(Dataset entries)
____________________
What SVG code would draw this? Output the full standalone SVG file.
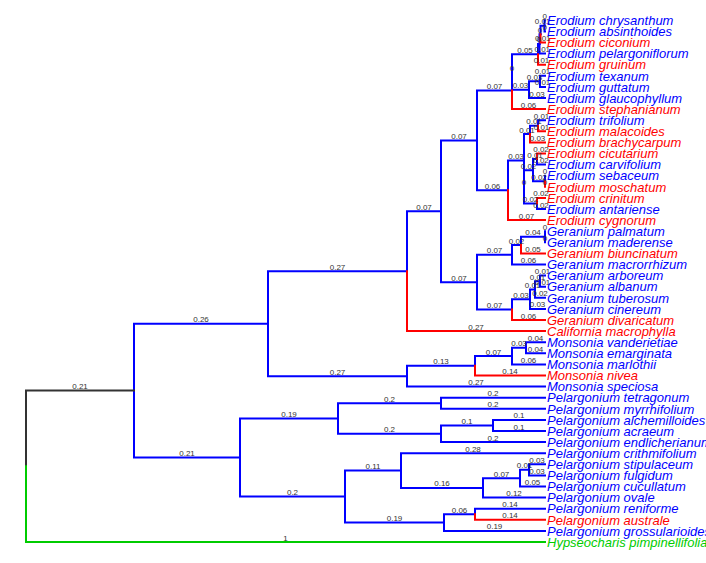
<svg xmlns="http://www.w3.org/2000/svg" width="706" height="563" viewBox="0 0 706 563">
<style>
.e{fill:none;stroke-width:2;stroke-linecap:square;stroke-linejoin:miter}
.b{stroke:#0000FF}.r{stroke:#FF0000}.k{stroke:#333333}.g{stroke:#00CC00}
.el{font-family:"Liberation Sans",Arial,sans-serif;font-size:8px;fill:#333333;text-anchor:middle}
.lf{font-family:"Liberation Sans",Arial,sans-serif;font-size:13px;font-style:italic}
.tb{fill:#0000FF}.tr{fill:#FF0000}.tg{fill:#00CC00}
</style>
<rect width="706" height="563" fill="#FFFFFF"/>
<g id="connectors">
<path class="e b" d="M134,390.6V323.7H268"/>
<path class="e b" d="M134,390.6V457.53H240"/>
<path class="e b" d="M268,323.7V271.2H407"/>
<path class="e b" d="M268,323.7V376.19H407"/>
<path class="e b" d="M407,271.2V211.3H441"/>
<path class="e b" d="M441,211.3V140.4H477"/>
<path class="e b" d="M441,211.3V282.19H477"/>
<path class="e b" d="M477,140.4V90.54H512"/>
<path class="e b" d="M477,140.4V190.27H508"/>
<path class="e b" d="M512,90.54V71.98"/>
<path class="e b" d="M512,71.98V54.29H538"/>
<path class="e b" d="M512,71.98V89.675H529"/>
<path class="e b" d="M538,54.29V43.89H539.5"/>
<path class="e b" d="M539.5,43.89V34.175H540.5"/>
<path class="e b" d="M539.5,43.89V53.6H545"/>
<path class="e b" d="M540.5,34.175V25.85H544.5"/>
<path class="e b" d="M544.5,25.85V20.3H545"/>
<path class="e b" d="M544.5,25.85V31.4H545"/>
<path class="e b" d="M529,89.675V81.35H540"/>
<path class="e b" d="M529,89.675V98H545"/>
<path class="e b" d="M540,81.35V75.8H545"/>
<path class="e b" d="M540,81.35V86.9H545"/>
<path class="e b" d="M508,190.27V160.44H524"/>
<path class="e b" d="M524,160.44V134.075H530"/>
<path class="e b" d="M524,160.44V186.8"/>
<path class="e b" d="M530,134.075V125.75H538"/>
<path class="e b" d="M538,125.75V120.2H545"/>
<path class="e b" d="M524,186.8V170.15H533"/>
<path class="e b" d="M524,186.8V203.45H537"/>
<path class="e b" d="M533,170.15V159.05H537"/>
<path class="e b" d="M533,170.15V181.25H545"/>
<path class="e b" d="M537,159.05V164.6H545"/>
<path class="e b" d="M545,181.25V175.7"/>
<path class="e b" d="M537,203.45V209H545"/>
<path class="e b" d="M477,282.19V254.79H512"/>
<path class="e b" d="M477,282.19V309.6H512"/>
<path class="e b" d="M512,254.79V245.075H521"/>
<path class="e b" d="M512,254.79V264.5H545"/>
<path class="e b" d="M521,245.075V236.75H545"/>
<path class="e b" d="M545,236.75V231.2"/>
<path class="e b" d="M545,236.75V242.3"/>
<path class="e b" d="M512,309.6V299.19H530"/>
<path class="e b" d="M530,299.19V289.475H535"/>
<path class="e b" d="M530,299.19V308.9H545"/>
<path class="e b" d="M535,289.475V281.15H540"/>
<path class="e b" d="M535,289.475V297.8H545"/>
<path class="e b" d="M540,281.15V275.6H545"/>
<path class="e b" d="M540,281.15V286.7H545"/>
<path class="e b" d="M407,376.19V365.79H475"/>
<path class="e b" d="M407,376.19V386.6H545"/>
<path class="e b" d="M475,365.79V356.075H512"/>
<path class="e b" d="M512,356.075V347.75H526"/>
<path class="e b" d="M512,356.075V364.4H545"/>
<path class="e b" d="M526,347.75V342.2H545"/>
<path class="e b" d="M526,347.75V353.3H545"/>
<path class="e b" d="M240,457.53V418.51H338"/>
<path class="e b" d="M240,457.53V496.56H345"/>
<path class="e b" d="M338,418.51V403.25H441"/>
<path class="e b" d="M338,418.51V433.775H441"/>
<path class="e b" d="M441,403.25V397.7H545"/>
<path class="e b" d="M441,403.25V408.8H545"/>
<path class="e b" d="M441,433.775V425.45H493"/>
<path class="e b" d="M441,433.775V442.1H545"/>
<path class="e b" d="M493,425.45V419.9H545"/>
<path class="e b" d="M493,425.45V431H545"/>
<path class="e b" d="M345,496.56V470.54H401"/>
<path class="e b" d="M345,496.56V522.575H444"/>
<path class="e b" d="M401,470.54V453.2H545"/>
<path class="e b" d="M401,470.54V487.89H483"/>
<path class="e b" d="M483,487.89V478.175H520"/>
<path class="e b" d="M483,487.89V497.6H545"/>
<path class="e b" d="M520,478.175V469.85H529"/>
<path class="e b" d="M520,478.175V486.5H545"/>
<path class="e b" d="M529,469.85V464.3H545"/>
<path class="e b" d="M529,469.85V475.4H545"/>
<path class="e b" d="M444,522.575V514.25H475"/>
<path class="e b" d="M444,522.575V530.9H545"/>
<path class="e b" d="M475,514.25V508.7H545"/>
<path class="e r" d="M407,271.2V331.1H545"/>
<path class="e r" d="M512,90.54V109.1H545"/>
<path class="e r" d="M538,54.29V64.7H545"/>
<path class="e r" d="M540.5,34.175V42.5H545"/>
<path class="e r" d="M508,190.27V220.1H545"/>
<path class="e r" d="M530,134.075V142.4H545"/>
<path class="e r" d="M538,125.75V131.3H545"/>
<path class="e r" d="M537,159.05V153.5H545"/>
<path class="e r" d="M545,181.25V186.8"/>
<path class="e r" d="M537,203.45V197.9H545"/>
<path class="e r" d="M521,245.075V253.4H545"/>
<path class="e r" d="M512,309.6V320H545"/>
<path class="e r" d="M475,365.79V375.5H545"/>
<path class="e r" d="M475,514.25V519.8H545"/>
<path class="e k" d="M26,466.3V390.6H134"/>
<path class="e g" d="M26,466.3V542H545"/>
</g>
<g id="edge-labels">
<text class="el" x="201" y="322.2">0.26</text>
<text class="el" x="187" y="456">0.21</text>
<text class="el" x="337.5" y="269.7">0.27</text>
<text class="el" x="337.5" y="374.7">0.27</text>
<text class="el" x="424" y="209.8">0.07</text>
<text class="el" x="459" y="138.9">0.07</text>
<text class="el" x="459" y="280.7">0.07</text>
<text class="el" x="494.5" y="89">0.07</text>
<text class="el" x="492.5" y="188.8">0.06</text>
<text class="el" x="512" y="70.5">0</text>
<text class="el" x="525" y="52.8">0.05</text>
<text class="el" x="520.5" y="88.2">0.03</text>
<text class="el" x="538.8" y="42.4">0</text>
<text class="el" x="540" y="32.7">0</text>
<text class="el" x="542.3" y="52.1">0.01</text>
<text class="el" x="542.5" y="24.4">0.01</text>
<text class="el" x="544.8" y="18.8">0</text>
<text class="el" x="544.8" y="29.9">0</text>
<text class="el" x="534.5" y="79.9">0.03</text>
<text class="el" x="537" y="96.5">0.03</text>
<text class="el" x="542.5" y="74.3">0.01</text>
<text class="el" x="542.5" y="85.4">0.01</text>
<text class="el" x="516" y="158.9">0.03</text>
<text class="el" x="527" y="132.6">0.01</text>
<text class="el" x="524" y="185.3">0</text>
<text class="el" x="534" y="124.3">0.01</text>
<text class="el" x="541.5" y="118.7">0.01</text>
<text class="el" x="528.5" y="168.7">0.02</text>
<text class="el" x="530.5" y="202">0.02</text>
<text class="el" x="535" y="157.6">0.01</text>
<text class="el" x="539" y="179.8">0.02</text>
<text class="el" x="541" y="163.1">0.02</text>
<text class="el" x="545" y="174.2">0</text>
<text class="el" x="541" y="207.5">0.02</text>
<text class="el" x="494.5" y="253.3">0.07</text>
<text class="el" x="494.5" y="308.1">0.07</text>
<text class="el" x="516.5" y="243.6">0.02</text>
<text class="el" x="528.5" y="263">0.06</text>
<text class="el" x="533" y="235.3">0.04</text>
<text class="el" x="545" y="229.7">0</text>
<text class="el" x="545" y="240.8">0</text>
<text class="el" x="521" y="297.7">0.03</text>
<text class="el" x="532.5" y="288">0.01</text>
<text class="el" x="537.5" y="307.4">0.03</text>
<text class="el" x="537.5" y="279.7">0.01</text>
<text class="el" x="540" y="296.3">0.02</text>
<text class="el" x="542.5" y="274.1">0.01</text>
<text class="el" x="542.5" y="285.2">0.01</text>
<text class="el" x="441" y="364.3">0.13</text>
<text class="el" x="476" y="385.1">0.27</text>
<text class="el" x="493.5" y="354.6">0.07</text>
<text class="el" x="519" y="346.3">0.03</text>
<text class="el" x="528.5" y="362.9">0.06</text>
<text class="el" x="535.5" y="340.7">0.04</text>
<text class="el" x="535.5" y="351.8">0.04</text>
<text class="el" x="289" y="417">0.19</text>
<text class="el" x="292.5" y="495.1">0.2</text>
<text class="el" x="389.5" y="401.8">0.2</text>
<text class="el" x="389.5" y="432.3">0.2</text>
<text class="el" x="493" y="396.2">0.2</text>
<text class="el" x="493" y="407.3">0.2</text>
<text class="el" x="467" y="424">0.1</text>
<text class="el" x="493" y="440.6">0.2</text>
<text class="el" x="519" y="418.4">0.1</text>
<text class="el" x="519" y="429.5">0.1</text>
<text class="el" x="373" y="469">0.11</text>
<text class="el" x="394.5" y="521.1">0.19</text>
<text class="el" x="473" y="451.7">0.28</text>
<text class="el" x="442" y="486.4">0.16</text>
<text class="el" x="501.5" y="476.7">0.07</text>
<text class="el" x="514" y="496.1">0.12</text>
<text class="el" x="524.5" y="468.4">0.01</text>
<text class="el" x="532.5" y="485">0.05</text>
<text class="el" x="537" y="462.8">0.03</text>
<text class="el" x="537" y="473.9">0.03</text>
<text class="el" x="459.5" y="512.8">0.06</text>
<text class="el" x="494.5" y="529.4">0.19</text>
<text class="el" x="510" y="507.2">0.14</text>
<text class="el" x="476" y="329.6">0.27</text>
<text class="el" x="528.5" y="107.6">0.06</text>
<text class="el" x="541.5" y="63.2">0.01</text>
<text class="el" x="542.8" y="41">0.01</text>
<text class="el" x="526.5" y="218.6">0.07</text>
<text class="el" x="537.5" y="140.9">0.03</text>
<text class="el" x="541.5" y="129.8">0.01</text>
<text class="el" x="541" y="152">0.02</text>
<text class="el" x="545" y="185.3">0</text>
<text class="el" x="541" y="196.4">0.02</text>
<text class="el" x="533" y="251.9">0.05</text>
<text class="el" x="528.5" y="318.5">0.06</text>
<text class="el" x="510" y="374">0.14</text>
<text class="el" x="510" y="518.3">0.14</text>
<text class="el" x="80" y="389.1">0.21</text>
<text class="el" x="285.5" y="540.5">1</text>
</g>
<g id="leaves">
<g id="n01"><text class="lf tb" x="547" y="25">Erodium chrysanthum</text></g>
<g id="n02"><text class="lf tb" x="547" y="36.1">Erodium absinthoides</text></g>
<g id="n03"><text class="lf tr" x="547" y="47.2">Erodium ciconium</text></g>
<g id="n04"><text class="lf tb" x="547" y="58.3">Erodium pelargoniflorum</text></g>
<g id="n05"><text class="lf tr" x="547" y="69.4">Erodium gruinum</text></g>
<g id="n06"><text class="lf tb" x="547" y="80.5">Erodium texanum</text></g>
<g id="n07"><text class="lf tb" x="547" y="91.6">Erodium guttatum</text></g>
<g id="n08"><text class="lf tb" x="547" y="102.7">Erodium glaucophyllum</text></g>
<g id="n09"><text class="lf tr" x="547" y="113.8">Erodium stephanianum</text></g>
<g id="n10"><text class="lf tb" x="547" y="124.9">Erodium trifolium</text></g>
<g id="n11"><text class="lf tr" x="547" y="136">Erodium malacoides</text></g>
<g id="n12"><text class="lf tr" x="547" y="147.1">Erodium brachycarpum</text></g>
<g id="n13"><text class="lf tr" x="547" y="158.2">Erodium cicutarium</text></g>
<g id="n14"><text class="lf tb" x="547" y="169.3">Erodium carvifolium</text></g>
<g id="n15"><text class="lf tb" x="547" y="180.4">Erodium sebaceum</text></g>
<g id="n16"><text class="lf tr" x="547" y="191.5">Erodium moschatum</text></g>
<g id="n17"><text class="lf tr" x="547" y="202.6">Erodium crinitum</text></g>
<g id="n18"><text class="lf tb" x="547" y="213.7">Erodium antariense</text></g>
<g id="n19"><text class="lf tr" x="547" y="224.8">Erodium cygnorum</text></g>
<g id="n20"><text class="lf tb" x="547" y="235.9">Geranium palmatum</text></g>
<g id="n21"><text class="lf tb" x="547" y="247">Geranium maderense</text></g>
<g id="n22"><text class="lf tr" x="547" y="258.1">Geranium biuncinatum</text></g>
<g id="n23"><text class="lf tb" x="547" y="269.2">Geranium macrorrhizum</text></g>
<g id="n24"><text class="lf tb" x="547" y="280.3">Geranium arboreum</text></g>
<g id="n25"><text class="lf tb" x="547" y="291.4">Geranium albanum</text></g>
<g id="n26"><text class="lf tb" x="547" y="302.5">Geranium tuberosum</text></g>
<g id="n27"><text class="lf tb" x="547" y="313.6">Geranium cinereum</text></g>
<g id="n28"><text class="lf tr" x="547" y="324.7">Geranium divaricatum</text></g>
<g id="n29"><text class="lf tr" x="547" y="335.8">California macrophylla</text></g>
<g id="n30"><text class="lf tb" x="547" y="346.9">Monsonia vanderietiae</text></g>
<g id="n31"><text class="lf tb" x="547" y="358">Monsonia emarginata</text></g>
<g id="n32"><text class="lf tb" x="547" y="369.1">Monsonia marlothii</text></g>
<g id="n33"><text class="lf tr" x="547" y="380.2">Monsonia nivea</text></g>
<g id="n34"><text class="lf tb" x="547" y="391.3">Monsonia speciosa</text></g>
<g id="n35"><text class="lf tb" x="547" y="402.4">Pelargonium tetragonum</text></g>
<g id="n36"><text class="lf tb" x="547" y="413.5">Pelargonium myrrhifolium</text></g>
<g id="n37"><text class="lf tb" x="547" y="424.6">Pelargonium alchemilloides</text></g>
<g id="n38"><text class="lf tb" x="547" y="435.7">Pelargonium acraeum</text></g>
<g id="n39"><text class="lf tb" x="547" y="446.8">Pelargonium endlicherianum</text></g>
<g id="n40"><text class="lf tb" x="547" y="457.9">Pelargonium crithmifolium</text></g>
<g id="n41"><text class="lf tb" x="547" y="469">Pelargonium stipulaceum</text></g>
<g id="n42"><text class="lf tb" x="547" y="480.1">Pelargonium fulgidum</text></g>
<g id="n43"><text class="lf tb" x="547" y="491.2">Pelargonium cucullatum</text></g>
<g id="n44"><text class="lf tb" x="547" y="502.3">Pelargonium ovale</text></g>
<g id="n45"><text class="lf tb" x="547" y="513.4">Pelargonium reniforme</text></g>
<g id="n46"><text class="lf tr" x="547" y="524.5">Pelargonium australe</text></g>
<g id="n47"><text class="lf tb" x="547" y="535.6">Pelargonium grossularioides</text></g>
<g id="n48"><text class="lf tg" x="547" y="546.7">Hypseocharis pimpinellifolia</text></g>
</g>
</svg>
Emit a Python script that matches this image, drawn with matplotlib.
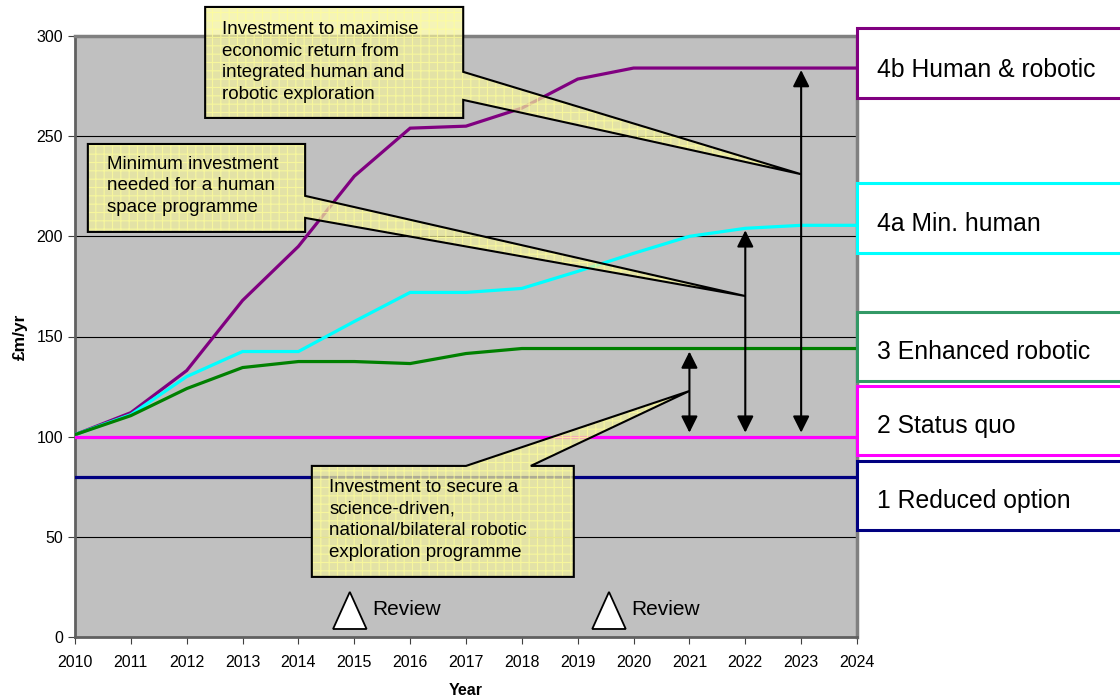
import numpy as np
import matplotlib.pyplot as plt
from matplotlib.patches import Polygon, Rectangle

plt.rcParams['font.family'] = ['Liberation Sans', 'DejaVu Sans']
plt.rcParams['hatch.linewidth'] = 0.8

# Данные
years = np.arange(2010, 2025)
human_robotic = [101, 112, 133, 168, 195, 230, 254, 255, 264, 278.5, 284, 284, 284, 284, 284]
min_human = [101, 111, 130, 142.5, 142.5, 157.5, 172, 172, 174, 182.5, 191.5, 200, 204, 205.5, 205.5]
enhanced = [101, 110.5, 124, 134.5, 137.5, 137.5, 136.5, 141.5, 144, 144, 144, 144, 144, 144, 144]
status_quo = [100] * 15
reduced = [80] * 15

series = [
    ('4b Human & robotic', human_robotic, '#800080', '#800080'),
    ('4a Min. human', min_human, '#00ffff', '#00ffff'),
    ('3 Enhanced robotic', enhanced, '#008000', '#339966'),
    ('2 Status quo', status_quo, '#ff00ff', '#ff00ff'),
    ('1 Reduced option', reduced, '#000080', '#000080'),
]
# подписи справа: (низ, верх, центр текста) в единицах оси y
label_boxes = [(269, 304, 283), (191.7, 226.7, 206.2), (127.8, 162.3, 142.3),
               (90.9, 125.3, 105.3), (53.4, 87.9, 67.9)]

# стрелки: год, низ, верх
arrows = [(2021, 102, 142.5), (2022, 102, 203), (2023, 102, 283)]

# выноски: рамка (x0, x1, y_bot, y_top), основание клина, острие, текст
callouts = [
    dict(box=(2012.33, 2016.95, 259.1, 314.5), side='right', base=(282.1, 268.1),
         tip=(2023, 231),
         text='Investment to maximise\neconomic return from\nintegrated human and\nrobotic exploration',
         tx=2012.63, ty=307.3),
    dict(box=(2010.23, 2014.12, 202.2, 246.1), side='right', base=(220.2, 209.2),
         tip=(2022, 170.2),
         text='Minimum investment\nneeded for a human\nspace programme',
         tx=2010.57, ty=240.2),
    dict(box=(2014.24, 2018.93, 30.0, 85.4), side='top', base=(2017.0, 2018.16),
         tip=(2021, 122.8),
         text='Investment to secure a\nscience-driven,\nnational/bilateral robotic\nexploration programme',
         tx=2014.55, ty=78.7),
]

review_x = [2014.92, 2019.56]

fig = plt.figure(figsize=(11.2, 7), dpi=100)
ax = fig.add_axes([75 / 1120, 63 / 700, 782 / 1120, 601 / 700])
ax.set_facecolor('#c0c0c0')

for name, vals, col, ecol in series:
    ax.plot(years, vals, color=col, lw=2.3, zorder=3, solid_joinstyle='miter')

ax.set_xlim(2010, 2024)
ax.set_ylim(0, 300)
ax.set_xticks(years)
ax.set_yticks(range(0, 301, 50))
ax.tick_params(labelsize=11.5, direction='out', length=5, color='#404040')
ax.tick_params(axis='x', pad=8)
for y in range(50, 300, 50):
    ax.axhline(y, color='black', lw=0.8, zorder=1)
for s in ['top', 'right']:
    ax.spines[s].set_color('#808080')
    ax.spines[s].set_linewidth(2.5)
for s in ['left', 'bottom']:
    ax.spines[s].set_color('#606060')
    ax.spines[s].set_linewidth(2)

ax.set_xlabel('Year', fontsize=11.5, fontweight='bold', labelpad=9)
ax.set_ylabel('£m/yr', fontsize=12.5, fontweight='bold', labelpad=6)

# выноски
for c in callouts:
    x0, x1, yb, yt = c['box']
    if c['side'] == 'right':
        pts = [(x0, yt), (x1, yt), (x1, c['base'][0]), c['tip'], (x1, c['base'][1]),
               (x1, yb), (x0, yb)]
    else:
        pts = [(x0, yt), (c['base'][0], yt), c['tip'], (c['base'][1], yt),
               (x1, yt), (x1, yb), (x0, yb)]
    ax.add_patch(Polygon(pts, closed=True, facecolor='#f2f09c', edgecolor='#ffff99',
                         hatch='++', lw=0, alpha=0.72, zorder=4, clip_on=False))
    ax.add_patch(Polygon(pts, closed=True, facecolor='none', edgecolor='black',
                         lw=1.5, zorder=5, clip_on=False))
    ax.text(c['tx'], c['ty'], c['text'], fontsize=13.5, va='top', ha='left',
            linespacing=1.34, zorder=6, clip_on=False)

# стрелки
for x, y0, y1 in arrows:
    ax.annotate('', xy=(x, y1), xytext=(x, y0),
                arrowprops=dict(arrowstyle='<|-|>,head_length=0.5,head_width=0.25',
                                mutation_scale=20, color='black', lw=1.5,
                                shrinkA=0, shrinkB=0), zorder=7)

# отметки Review
for rx in review_x:
    tri = [(rx - 0.3, 4), (rx + 0.3, 4), (rx, 22.5)]
    ax.add_patch(Polygon(tri, closed=True, facecolor='white', edgecolor='black',
                         lw=1.3, zorder=6))
    ax.text(rx + 0.4, 13.5, 'Review', fontsize=15, va='center', ha='left', zorder=6)

# подписи сценариев справа
for (name, vals, col, ecol), (yb, yt, ty) in zip(series, label_boxes):
    ax.add_patch(Rectangle((2024, yb), 6, yt - yb, facecolor='white', edgecolor=ecol,
                           lw=2.2, zorder=6, clip_on=False))
    ax.text(2024.36, ty, name, fontsize=17.8, va='center', ha='left', zorder=7,
            clip_on=False)

fig.savefig('out.png', dpi=100)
____________________
Reproduce only the lines running from the one that has "Emit a Python" through the one that has "review_x = [2014.92, 2019.56]", ends included. Any pictures in that stretch should not be copied.

Task output.
Emit a Python script that matches this image, drawn with matplotlib.
import numpy as np
import matplotlib.pyplot as plt
from matplotlib.patches import Polygon, Rectangle

plt.rcParams['font.family'] = ['Liberation Sans', 'DejaVu Sans']
plt.rcParams['hatch.linewidth'] = 0.8

# Данные
years = np.arange(2010, 2025)
human_robotic = [101, 112, 133, 168, 195, 230, 254, 255, 264, 278.5, 284, 284, 284, 284, 284]
min_human = [101, 111, 130, 142.5, 142.5, 157.5, 172, 172, 174, 182.5, 191.5, 200, 204, 205.5, 205.5]
enhanced = [101, 110.5, 124, 134.5, 137.5, 137.5, 136.5, 141.5, 144, 144, 144, 144, 144, 144, 144]
status_quo = [100] * 15
reduced = [80] * 15

series = [
    ('4b Human & robotic', human_robotic, '#800080', '#800080'),
    ('4a Min. human', min_human, '#00ffff', '#00ffff'),
    ('3 Enhanced robotic', enhanced, '#008000', '#339966'),
    ('2 Status quo', status_quo, '#ff00ff', '#ff00ff'),
    ('1 Reduced option', reduced, '#000080', '#000080'),
]
# подписи справа: (низ, верх, центр текста) в единицах оси y
label_boxes = [(269, 304, 283), (191.7, 226.7, 206.2), (127.8, 162.3, 142.3),
               (90.9, 125.3, 105.3), (53.4, 87.9, 67.9)]

# стрелки: год, низ, верх
arrows = [(2021, 102, 142.5), (2022, 102, 203), (2023, 102, 283)]

# выноски: рамка (x0, x1, y_bot, y_top), основание клина, острие, текст
callouts = [
    dict(box=(2012.33, 2016.95, 259.1, 314.5), side='right', base=(282.1, 268.1),
         tip=(2023, 231),
         text='Investment to maximise\neconomic return from\nintegrated human and\nrobotic exploration',
         tx=2012.63, ty=307.3),
    dict(box=(2010.23, 2014.12, 202.2, 246.1), side='right', base=(220.2, 209.2),
         tip=(2022, 170.2),
         text='Minimum investment\nneeded for a human\nspace programme',
         tx=2010.57, ty=240.2),
    dict(box=(2014.24, 2018.93, 30.0, 85.4), side='top', base=(2017.0, 2018.16),
         tip=(2021, 122.8),
         text='Investment to secure a\nscience-driven,\nnational/bilateral robotic\nexploration programme',
         tx=2014.55, ty=78.7),
]

review_x = [2014.92, 2019.56]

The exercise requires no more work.